• [Short exercise]: Would you repeat the listing exactly but omit every picture?

### Entries ###

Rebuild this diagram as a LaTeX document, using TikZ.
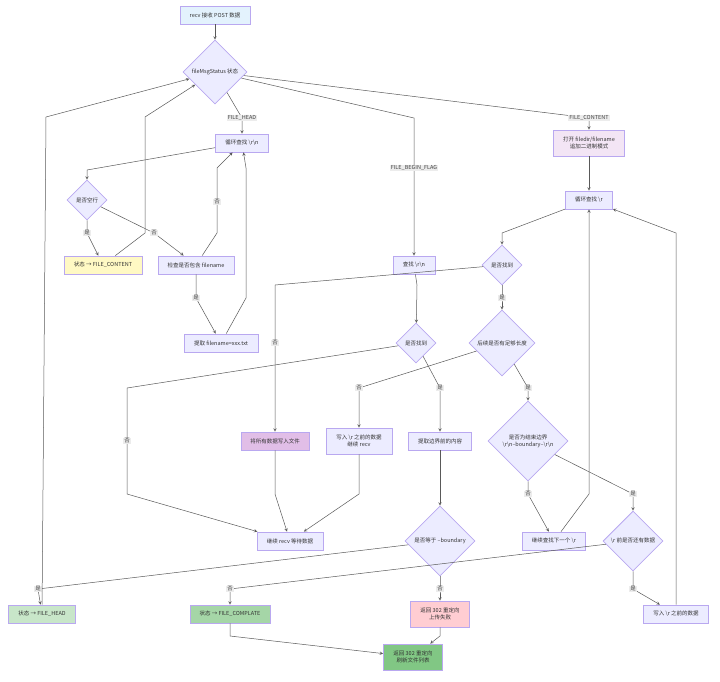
\documentclass[tikz,border=0pt]{standalone}
\usepackage{fontspec}
\setmainfont{Noto Sans CJK SC}
\usepackage{xcolor}
\usetikzlibrary{shapes,arrows}
\definecolor{boxfill}{HTML}{ECECFF}
\definecolor{boxline}{HTML}{B9A8F0}
\definecolor{headfill}{HTML}{C8E6C9}
\definecolor{donefill}{HTML}{A5D6A7}
\definecolor{okfill}{HTML}{81C784}
\definecolor{failfill}{HTML}{FFCDD2}
\definecolor{writefill}{HTML}{E1BEE7}
\definecolor{openfill}{HTML}{F3E5F5}
\definecolor{contentfill}{HTML}{FFF9C4}
\definecolor{recvfill}{HTML}{E3F2FD}
\newcommand{\bs}{\textbackslash}

\begin{document}
\begin{tikzpicture}[x=1pt,y=-1pt,
    block/.style={rectangle, draw=boxline, fill=boxfill, line width=0.8pt, font=\fontsize{5.5}{7}\selectfont, text=black!80, align=center, inner sep=2pt, minimum height=18},
    decision/.style={diamond, draw=boxline, fill=boxfill, line width=0.8pt, font=\fontsize{5.5}{7}\selectfont, text=black!80, align=center, inner sep=0pt, aspect=1},
    lbl/.style={fill=gray!15, inner sep=1pt, text=black!75, font=\fontsize{5.5}{7}\selectfont},
    arrow/.style={draw=gray!70!black, line width=0.5pt, ->, >=stealth}]

    \useasboundingbox (0,0) rectangle (720,681);

    % left branch: header
    \node[block, fill=recvfill, minimum width=70] (recv) at (215,15) {recv 接收 POST 数据};
    \node[decision, minimum size=64] (status) at (215,72) {fileMsgStatus 状态};
    \node[block, minimum width=53] (loophead) at (242,143) {循环查找 \bs r\bs n};
    \node[decision, minimum size=40] (empty) at (87,200) {是否空行};
    \node[block, fill=contentfill, minimum width=78] (tocontent) at (103,265) {状态 → FILE\_CONTENT};
    \node[block, minimum width=76] (checkname) at (196,265) {检查是否包含 filename};
    \node[block, minimum width=74] (getname) at (221,343) {提取 filename=xxx.txt};

    % right branch: content
    \node[block, fill=openfill, minimum width=71, minimum height=26] (openfile) at (589,143) {打开 filedir/filename\\追加二进制模式};
    \node[block, minimum width=47] (loopcr) at (589,200) {循环查找 \bs r};
    \node[decision, minimum size=40] (found) at (502,265) {是否找到};
    \node[decision, minimum size=66] (enough) at (502,343) {后续是否有足够长度};
    \node[decision, minimum size=80] (isend) at (528,441) {是否为结束边界\\\bs r\bs n--boundary--\bs r\bs n};
    \node[block, minimum width=63] (nextcr) at (554,541) {继续查找下一个 \bs r};
    \node[decision, minimum size=60] (hasdata) at (633,541) {\bs r 前是否还有数据};
    \node[block, minimum width=65] (writecr) at (676,614) {写入 \bs r 之前的数据};
    \node[block, fill=writefill, minimum width=68] (writeall) at (275,441) {将所有数据写入文件};
    \node[block, minimum width=66, minimum height=26] (writebefore) at (359,441) {写入 \bs r 之前的数据\\继续 recv};

    % middle branch: boundary
    \node[block, minimum width=42] (findrn) at (414,265) {查找 \bs r\bs n};
    \node[decision, minimum size=40] (foundrn) at (416,343) {是否找到};
    \node[block, minimum width=63] (getbound) at (440,441) {提取边界前的内容};
    \node[decision, minimum size=70] (isbound) at (440,541) {是否等于 --boundary};
    \node[block, minimum width=66] (waitrecv) at (290,541) {继续 recv 等待数据};
    \node[block, fill=headfill, minimum width=67] (tohead) at (42,614) {状态 → FILE\_HEAD};
    \node[block, fill=donefill, minimum width=80] (tocomplete) at (230,614) {状态 → FILE\_COMPLATE};
    \node[block, fill=failfill, minimum width=59, minimum height=26] (failed) at (440,614) {返回 302 重定向\\上传失败};
    \node[block, fill=okfill, minimum width=59, minimum height=26] (success) at (413,657) {返回 302 重定向\\刷新文件列表};

    \draw[arrow] (recv) -- (status);
    \draw[arrow] (status) -- (242,118) node[lbl] {FILE\_HEAD} -- (loophead);
    \draw[arrow] (status) -- (414,118) -- (414,168) node[lbl] {FILE\_BEGIN\_FLAG} -- (findrn);
    \draw[arrow] (status) -- (589,118) node[lbl] {FILE\_CONTENT} -- (openfile);

    \draw[arrow] (loophead) -- (87,170) -- (empty);
    \draw[arrow] (empty) -- (87,233) node[lbl] {是} -- (tocontent);
    \draw[arrow] (empty) -- (154,233) node[lbl] {否} -- (checkname);
    \draw[arrow] (tocontent) -- (145,233) -- (145,117) -- (status);
    \draw[arrow] (checkname) -- (217,233) -- (217,202) node[lbl] {否} -- (217,168) -- (loophead);
    \draw[arrow] (checkname) -- (196,298) node[lbl] {是} -- (getname);
    \draw[arrow] (getname) -- (246,298) -- (246,168) -- (loophead);

    \draw[arrow] (openfile) -- (loopcr);
    \draw[arrow] (loopcr) -- (502,233) -- (found);
    \draw[arrow] (found) -- (275,285) -- (275,343) node[lbl] {否} -- (writeall);
    \draw[arrow] (found) -- (502,298) node[lbl] {是} -- (enough);
    \draw[arrow] (enough) -- (359,388) node[lbl] {否} -- (writebefore);
    \draw[arrow] (enough) -- (528,388) node[lbl] {是} -- (isend);
    \draw[arrow] (isend) -- (528,494) node[lbl] {否} -- (nextcr);
    \draw[arrow] (isend) -- (633,494) node[lbl] {是} -- (hasdata);
    \draw[arrow] (nextcr) -- (589,494) -- (loopcr);
    \draw[arrow] (hasdata) -- (633,589) node[lbl] {是} -- (writecr);
    \draw[arrow] (writecr) -- (676,233) -- (loopcr);
    \draw[arrow] (writeall) -- (275,494) -- (waitrecv);
    \draw[arrow] (writebefore) -- (359,494) -- (waitrecv);

    \draw[arrow] (findrn) -- (417,285) -- (foundrn);
    \draw[arrow] (foundrn) -- (127,388) -- (127,441) node[lbl] {否} -- (127,494) -- (waitrecv);
    \draw[arrow] (foundrn) -- (440,388) node[lbl] {是} -- (getbound);
    \draw[arrow] (getbound) -- (isbound);
    \draw[arrow] (isbound) -- (38,589) node[lbl] {是} -- (tohead);
    \draw[arrow] (hasdata) -- (230,589) node[lbl] {否} -- (tocomplete);
    \draw[arrow] (isbound) -- (440,589) node[lbl] {否} -- (failed);
    \draw[arrow] (tohead) -- (46,117) -- (status);
    \draw[arrow] (tocomplete) -- (230,636) -- (success);
    \draw[arrow] (failed) -- (440,636) -- (success);
\end{tikzpicture}
\end{document}
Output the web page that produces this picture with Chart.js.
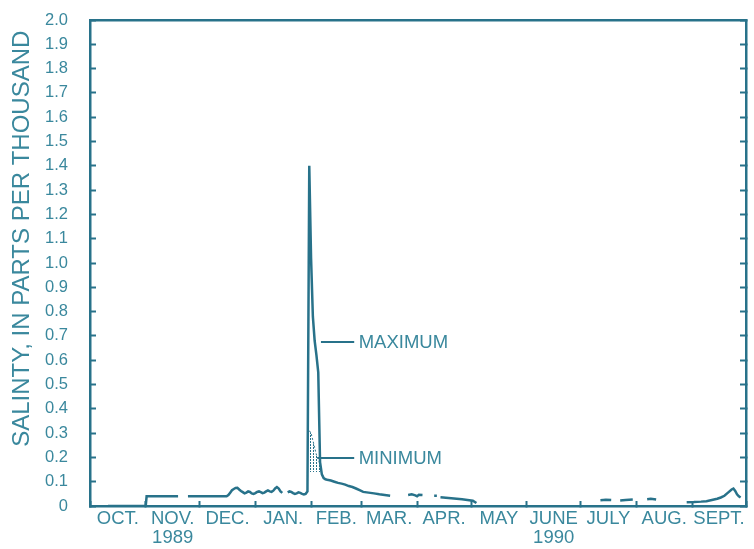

###

• [Result of this task]:
Rebuild this diagram as a LaTeX document, using TikZ.
\documentclass[tikz,border=0pt]{standalone}
\usepackage{fontspec}
\setmainfont{Noto Sans CJK SC}
\usepackage{xcolor}
\usetikzlibrary{shapes,arrows}
\definecolor{boxfill}{HTML}{ECECFF}
\definecolor{boxline}{HTML}{B9A8F0}
\definecolor{headfill}{HTML}{C8E6C9}
\definecolor{donefill}{HTML}{A5D6A7}
\definecolor{okfill}{HTML}{81C784}
\definecolor{failfill}{HTML}{FFCDD2}
\definecolor{writefill}{HTML}{E1BEE7}
\definecolor{openfill}{HTML}{F3E5F5}
\definecolor{contentfill}{HTML}{FFF9C4}
\definecolor{recvfill}{HTML}{E3F2FD}
\newcommand{\bs}{\textbackslash}

\begin{document}
\begin{tikzpicture}[x=1pt,y=-1pt,
    block/.style={rectangle, draw=boxline, fill=boxfill, line width=0.8pt, font=\fontsize{5.5}{7}\selectfont, text=black!80, align=center, inner sep=2pt, minimum height=18},
    decision/.style={diamond, draw=boxline, fill=boxfill, line width=0.8pt, font=\fontsize{5.5}{7}\selectfont, text=black!80, align=center, inner sep=0pt, aspect=1},
    lbl/.style={fill=gray!15, inner sep=1pt, text=black!75, font=\fontsize{5.5}{7}\selectfont},
    arrow/.style={draw=gray!70!black, line width=0.5pt, ->, >=stealth}]

    \useasboundingbox (0,0) rectangle (720,681);

    % left branch: header
    \node[block, fill=recvfill, minimum width=70] (recv) at (215,15) {recv 接收 POST 数据};
    \node[decision, minimum size=64] (status) at (215,72) {fileMsgStatus 状态};
    \node[block, minimum width=53] (loophead) at (242,143) {循环查找 \bs r\bs n};
    \node[decision, minimum size=40] (empty) at (87,200) {是否空行};
    \node[block, fill=contentfill, minimum width=78] (tocontent) at (103,265) {状态 → FILE\_CONTENT};
    \node[block, minimum width=76] (checkname) at (196,265) {检查是否包含 filename};
    \node[block, minimum width=74] (getname) at (221,343) {提取 filename=xxx.txt};

    % right branch: content
    \node[block, fill=openfill, minimum width=71, minimum height=26] (openfile) at (589,143) {打开 filedir/filename\\追加二进制模式};
    \node[block, minimum width=47] (loopcr) at (589,200) {循环查找 \bs r};
    \node[decision, minimum size=40] (found) at (502,265) {是否找到};
    \node[decision, minimum size=66] (enough) at (502,343) {后续是否有足够长度};
    \node[decision, minimum size=80] (isend) at (528,441) {是否为结束边界\\\bs r\bs n--boundary--\bs r\bs n};
    \node[block, minimum width=63] (nextcr) at (554,541) {继续查找下一个 \bs r};
    \node[decision, minimum size=60] (hasdata) at (633,541) {\bs r 前是否还有数据};
    \node[block, minimum width=65] (writecr) at (676,614) {写入 \bs r 之前的数据};
    \node[block, fill=writefill, minimum width=68] (writeall) at (275,441) {将所有数据写入文件};
    \node[block, minimum width=66, minimum height=26] (writebefore) at (359,441) {写入 \bs r 之前的数据\\继续 recv};

    % middle branch: boundary
    \node[block, minimum width=42] (findrn) at (414,265) {查找 \bs r\bs n};
    \node[decision, minimum size=40] (foundrn) at (416,343) {是否找到};
    \node[block, minimum width=63] (getbound) at (440,441) {提取边界前的内容};
    \node[decision, minimum size=70] (isbound) at (440,541) {是否等于 --boundary};
    \node[block, minimum width=66] (waitrecv) at (290,541) {继续 recv 等待数据};
    \node[block, fill=headfill, minimum width=67] (tohead) at (42,614) {状态 → FILE\_HEAD};
    \node[block, fill=donefill, minimum width=80] (tocomplete) at (230,614) {状态 → FILE\_COMPLATE};
    \node[block, fill=failfill, minimum width=59, minimum height=26] (failed) at (440,614) {返回 302 重定向\\上传失败};
    \node[block, fill=okfill, minimum width=59, minimum height=26] (success) at (413,657) {返回 302 重定向\\刷新文件列表};

    \draw[arrow] (recv) -- (status);
    \draw[arrow] (status) -- (242,118) node[lbl] {FILE\_HEAD} -- (loophead);
    \draw[arrow] (status) -- (414,118) -- (414,168) node[lbl] {FILE\_BEGIN\_FLAG} -- (findrn);
    \draw[arrow] (status) -- (589,118) node[lbl] {FILE\_CONTENT} -- (openfile);

    \draw[arrow] (loophead) -- (87,170) -- (empty);
    \draw[arrow] (empty) -- (87,233) node[lbl] {是} -- (tocontent);
    \draw[arrow] (empty) -- (154,233) node[lbl] {否} -- (checkname);
    \draw[arrow] (tocontent) -- (145,233) -- (145,117) -- (status);
    \draw[arrow] (checkname) -- (217,233) -- (217,202) node[lbl] {否} -- (217,168) -- (loophead);
    \draw[arrow] (checkname) -- (196,298) node[lbl] {是} -- (getname);
    \draw[arrow] (getname) -- (246,298) -- (246,168) -- (loophead);

    \draw[arrow] (openfile) -- (loopcr);
    \draw[arrow] (loopcr) -- (502,233) -- (found);
    \draw[arrow] (found) -- (275,285) -- (275,343) node[lbl] {否} -- (writeall);
    \draw[arrow] (found) -- (502,298) node[lbl] {是} -- (enough);
    \draw[arrow] (enough) -- (359,388) node[lbl] {否} -- (writebefore);
    \draw[arrow] (enough) -- (528,388) node[lbl] {是} -- (isend);
    \draw[arrow] (isend) -- (528,494) node[lbl] {否} -- (nextcr);
    \draw[arrow] (isend) -- (633,494) node[lbl] {是} -- (hasdata);
    \draw[arrow] (nextcr) -- (589,494) -- (loopcr);
    \draw[arrow] (hasdata) -- (633,589) node[lbl] {是} -- (writecr);
    \draw[arrow] (writecr) -- (676,233) -- (loopcr);
    \draw[arrow] (writeall) -- (275,494) -- (waitrecv);
    \draw[arrow] (writebefore) -- (359,494) -- (waitrecv);

    \draw[arrow] (findrn) -- (417,285) -- (foundrn);
    \draw[arrow] (foundrn) -- (127,388) -- (127,441) node[lbl] {否} -- (127,494) -- (waitrecv);
    \draw[arrow] (foundrn) -- (440,388) node[lbl] {是} -- (getbound);
    \draw[arrow] (getbound) -- (isbound);
    \draw[arrow] (isbound) -- (38,589) node[lbl] {是} -- (tohead);
    \draw[arrow] (hasdata) -- (230,589) node[lbl] {否} -- (tocomplete);
    \draw[arrow] (isbound) -- (440,589) node[lbl] {否} -- (failed);
    \draw[arrow] (tohead) -- (46,117) -- (status);
    \draw[arrow] (tocomplete) -- (230,636) -- (success);
    \draw[arrow] (failed) -- (440,636) -- (success);
\end{tikzpicture}
\end{document}
Output the web page that produces this picture with Chart.js.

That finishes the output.